New Tent Daytime Services Welcome
“I typically come here to take a shower and I eat here. I come here [for] lunch and dinner,” Darius said of the new big tent shelter area on East 4th street. “Currently, I'm homeless. I got my own little camping set up, but here they got places for people to sleep, shower, and food.”
He said he’s thankful for this new sleeping option, with added benefits of daytime use for meals, shade, bathrooms and showers.
“It's a good thing that they are here. It's a lot of people homeless. It's a lot of people who [aren’t] in the right mental state or whatever. And some of them don't know how to take care of themselves. Some of them will sleep anywhere. “
He said he’s found ways to get early morning day labor without needing an ID, which he says was recently stolen.
“My plans is to keep working at this one job that I'm working in. My ID was recently stolen. I just could go there by five in the morning. That's what I'm doing. It's the only place I can work right now because of my ID situation. “
“Hell to Get a new ID” and Housing
“It's been hard, especially during this COVID-19,” Darius said of trying to get a new ID to replace his stolen one. “The DMV is shut down. When I had a few hundred dollars a few weeks ago that I had saved up and I was online actually trying to figure it out, how I can order my ID for my driver's license from Arizona. And it was just terrible, the website is not user friendly and you know, I'm stuck out here. I can't really do much without my ID, so it's terrible.”
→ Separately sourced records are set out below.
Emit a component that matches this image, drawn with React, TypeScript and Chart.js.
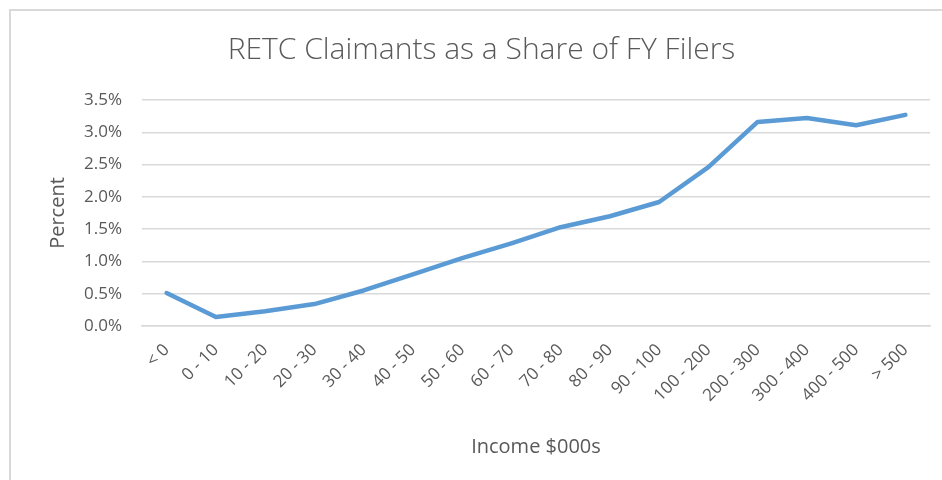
import React, { useEffect, useRef } from "react";
import { Chart, registerables } from "chart.js";

Chart.register(...registerables);

const categories = [
  "< 0", "0 - 10", "10 - 20", "20 - 30", "30 - 40", "40 - 50", "50 - 60", "60 - 70",
  "70 - 80", "80 - 90", "90 - 100", "100 - 200", "200 - 300", "300 - 400", "400 - 500", "> 500",
];
const sharePercent = [
  0.51, 0.14, 0.23, 0.34, 0.55, 0.8, 1.05, 1.28, 1.53, 1.7, 1.92, 2.46, 3.16, 3.22, 3.11, 3.27,
];
const yTicks = [0, 0.5, 1, 1.5, 2, 2.5, 3, 3.5];

const TITLE = "RETC Claimants as a Share of FY Filers";
const FONT = "'Open Sans', 'Noto Sans', sans-serif";
const GREY = "#595959";
const GRID = "#d9d9d9";

export default function App() {
  const ref = useRef<HTMLCanvasElement | null>(null);
  useEffect(() => {
    if (!ref.current) return;
    const chart = new Chart(ref.current, {
      type: "line",
      data: {
        labels: categories,
        datasets: [
          {
            label: "Share",
            data: sharePercent,
            borderColor: "#5B9BD5",
            backgroundColor: "#5B9BD5",
            borderWidth: 4.5,
            pointRadius: 0,
            tension: 0,
            borderCapStyle: "round",
            borderJoinStyle: "round",
          },
        ],
      },
      options: {
        responsive: false,
        animation: false,
        layout: { padding: { left: 33, right: 12, top: 0, bottom: 0 } },
        plugins: {
          legend: { display: false },
          tooltip: { enabled: false },
          title: {
            display: true,
            text: TITLE,
            color: GREY,
            font: { family: FONT, size: 30, weight: 300, lineHeight: 1.2 },
            padding: { top: 32, bottom: 32 },
          },
        },
        scales: {
          x: {
            offset: true,
            grid: { display: false, drawTicks: false, offset: true },
            border: { display: true, color: GRID, width: 1.5 },
            ticks: {
              color: GREY,
              font: { family: FONT, size: 17 },
              minRotation: 45,
              maxRotation: 45,
              padding: 14,
              autoSkip: false,
            },
            title: {
              display: true,
              text: "Income $000s",
              color: GREY,
              font: { family: FONT, size: 20, lineHeight: 1.2 },
              padding: { top: 0, bottom: 21 },
            },
            afterFit: (s: any) => {
              s.height = 154;
            },
          },
          y: {
            min: 0,
            max: 3.5,
            grid: { color: GRID, lineWidth: 1.5, drawTicks: false },
            border: { display: false },
            afterBuildTicks: (s: any) => {
              s.ticks = yTicks.map((v) => ({ value: v }));
            },
            ticks: {
              color: GREY,
              font: { family: FONT, size: 17 },
              padding: 20,
              callback: (v: any) => Number(v).toFixed(1) + "%",
            },
            title: {
              display: true,
              text: "Percent",
              color: GREY,
              font: { family: FONT, size: 20, lineHeight: 1.2 },
              padding: { top: 13, bottom: 0 },
            },
            afterFit: (s: any) => {
              s.width = 109;
            },
          },
        },
      },
    });
    return () => chart.destroy();
  }, []);

  return (
    <div style={{ position: "absolute", left: 0, top: 0, width: 942, height: 480, background: "#fff", overflow: "hidden" }}>
      <div
        style={{
          position: "absolute",
          left: 9,
          top: 9,
          width: 933,
          height: 471,
          borderLeft: `2px solid ${GRID}`,
          borderTop: `2px solid ${GRID}`,
          boxSizing: "border-box",
        }}
      />
      <canvas ref={ref} width={942} height={480} style={{ position: "absolute", left: 0, top: 0 }} />
    </div>
  );
}
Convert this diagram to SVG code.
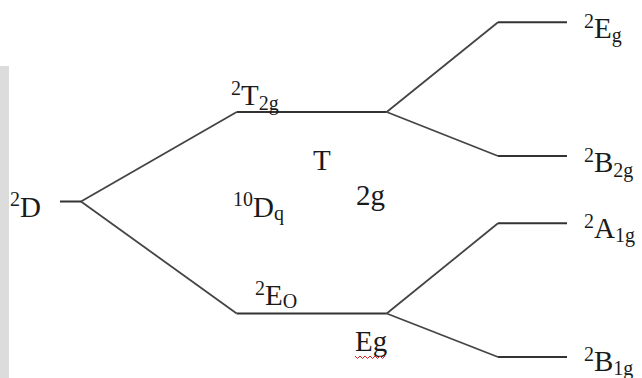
<svg xmlns="http://www.w3.org/2000/svg" width="642" height="378" viewBox="0 0 642 378">
<style>
text{font-family:"Liberation Serif","Times New Roman",serif;fill:#1a1a1a}
.m{font-size:29px}
.s{font-size:20px}
.lvl{stroke:#333;stroke-width:2;fill:none}
.conn{stroke:#444;stroke-width:1.8;fill:none}
</style>
<rect width="642" height="378" fill="#fff"/>
<rect x="0" y="66" width="9" height="312" fill="#dcdcdc"/>
<g id="connectors">
<line class="conn" x1="81" y1="201.5" x2="236.7" y2="112"/>
<line class="conn" x1="81" y1="201.5" x2="236.7" y2="313.5"/>
<line class="conn" x1="386.7" y1="112" x2="498" y2="22.3"/>
<line class="conn" x1="386.7" y1="112" x2="498" y2="156"/>
<line class="conn" x1="386.7" y1="313.5" x2="498" y2="223.3"/>
<line class="conn" x1="386.7" y1="313.5" x2="498" y2="357"/>
</g>
<g id="n-2D">
<line class="lvl" x1="60" y1="201.5" x2="81" y2="201.5"/>
<text x="10" y="217" class="m"><tspan class="s" dy="-11">2</tspan><tspan dy="11">D</tspan></text>
</g>
<g id="n-2T2g">
<line class="lvl" x1="236.7" y1="112" x2="386.7" y2="112"/>
<text x="231" y="105" class="m"><tspan class="s" dy="-10">2</tspan><tspan dy="10">T</tspan><tspan class="s" dy="5">2g</tspan></text>
</g>
<g id="n-2Eo">
<line class="lvl" x1="236.7" y1="313.5" x2="386.7" y2="313.5"/>
<text x="255" y="305" class="m"><tspan class="s" dy="-10">2</tspan><tspan dy="10">E</tspan><tspan class="s" dy="3">O</tspan></text>
</g>
<g id="n-2Eg">
<line class="lvl" x1="498" y1="22.3" x2="567" y2="22.3"/>
<text x="584" y="38" class="m"><tspan class="s" dy="-10">2</tspan><tspan dy="10">E</tspan><tspan class="s" dy="4">g</tspan></text>
</g>
<g id="n-2B2g">
<line class="lvl" x1="498" y1="156" x2="567" y2="156"/>
<text x="584" y="172" class="m"><tspan class="s" dy="-10">2</tspan><tspan dy="10">B</tspan><tspan class="s" dy="5">2g</tspan></text>
</g>
<g id="n-2A1g">
<line class="lvl" x1="498" y1="223.3" x2="567" y2="223.3"/>
<text x="584" y="238" class="m"><tspan class="s" dy="-10">2</tspan><tspan dy="10">A</tspan><tspan class="s" dy="4">1g</tspan></text>
</g>
<g id="n-2B1g">
<line class="lvl" x1="498" y1="357" x2="567" y2="357"/>
<text x="584" y="371" class="m"><tspan class="s" dy="-10">2</tspan><tspan dy="10">B</tspan><tspan class="s" dy="4">1g</tspan></text>
</g>
<g id="label-T">
<text x="313" y="169.5" class="m">T</text>
</g>
<g id="label-2g">
<text x="356" y="205" class="m">2g</text>
</g>
<g id="label-10Dq">
<text x="233" y="206" class="s">10<tspan class="m" dy="11">D</tspan><tspan dy="3">q</tspan></text>
</g>
<g id="label-Eg">
<text x="355" y="351" class="m">Eg</text>
<path d="M355,356 l2.5,2.5 l2.5,-2.5 l2.5,2.5 l2.5,-2.5 l2.5,2.5 l2.5,-2.5 l2.5,2.5 l2.5,-2.5 l2.5,2.5 l2.5,-2.5 l2.5,2.5 l2.5,-2.5" stroke="#e02020" stroke-width="1" fill="none"/>
</g>
</svg>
He says he’s been thankful for getting some work, but that' it’s not enough to get his own housing.
”[This guy] paid me on a little debit card thing or whatever, you know, it's been getting me by, but it ain't life changing, it’s not getting me off the streets, but it's money in my pocket. You know what I mean? Yeah. So it's better than nothing.”
He says he’s also tried to get into a sobriety program by the downtown shelter but that he disagrees with the way it appears to be set up.
“ I tried to get in there because I just got tired of living in my tent. I drank a lot. I want to quit drinking. I'm only 27. This is ain't my life. This ain't me at all. So I walked in them doors and I asked, ‘Hey ma'am do you guys have any open beds? How can I get in the program? She said, ‘yeah, man, just fill out an application and we'll get back with you.’ But then she told me you have to work 40 hours a week and you don't get paid for that. That basically pays your housing. And I find that kind of weird and it doesn't really make sense that you guys have worked a contract to send people to work 40 hours a week where they don't get paid, but right next door and the buildings are literally connected, right next door, it’s a homeless shelter where people need work and they don't have contracts for work. And I find that a problem right there. I find that kind of weird. And it's like, it's proof that we live in a backwards ass society. Excuse my language.”
Often, city and county officials will talk about “aid-resistant” citizens, or people on social media will say people living in tents refuse services. But what if the services are unclear or don’t feel fair to those thinking about getting them?
Why not Day Labor Jobs Offered at Homeless Shelters?
“Right next door, these guys got jobs, but they're telling people that the only way you can live here, if you work for 40 hours a week. That's slavery, if you asked me, so that's the only issue,” Darius told us of why he isn’t too sure about signing up yet for the local recovery program he says he thought about getting into.
“I don't even know. It's a bunch of little things just in that same category. If you ask me that’s not really trying to help people out the situation, but it is just basically using them and getting government grants. I mean, I don't know for sure, but I'm pretty sure. I would like to see a lot of places that have day labor jobs and stuff like that. I would like to see a lot of their contracts go to the homeless shelter. At the homeless shelter where there’s a lot of able bodied, men and women that's in the right state of mind, they just need work and they don't have contracts,” he told us as a way of a simple solution.
“People just only want to keep getting richer. They don’t want to help figure out how to really fix the problem,” he said as we concluded our interview.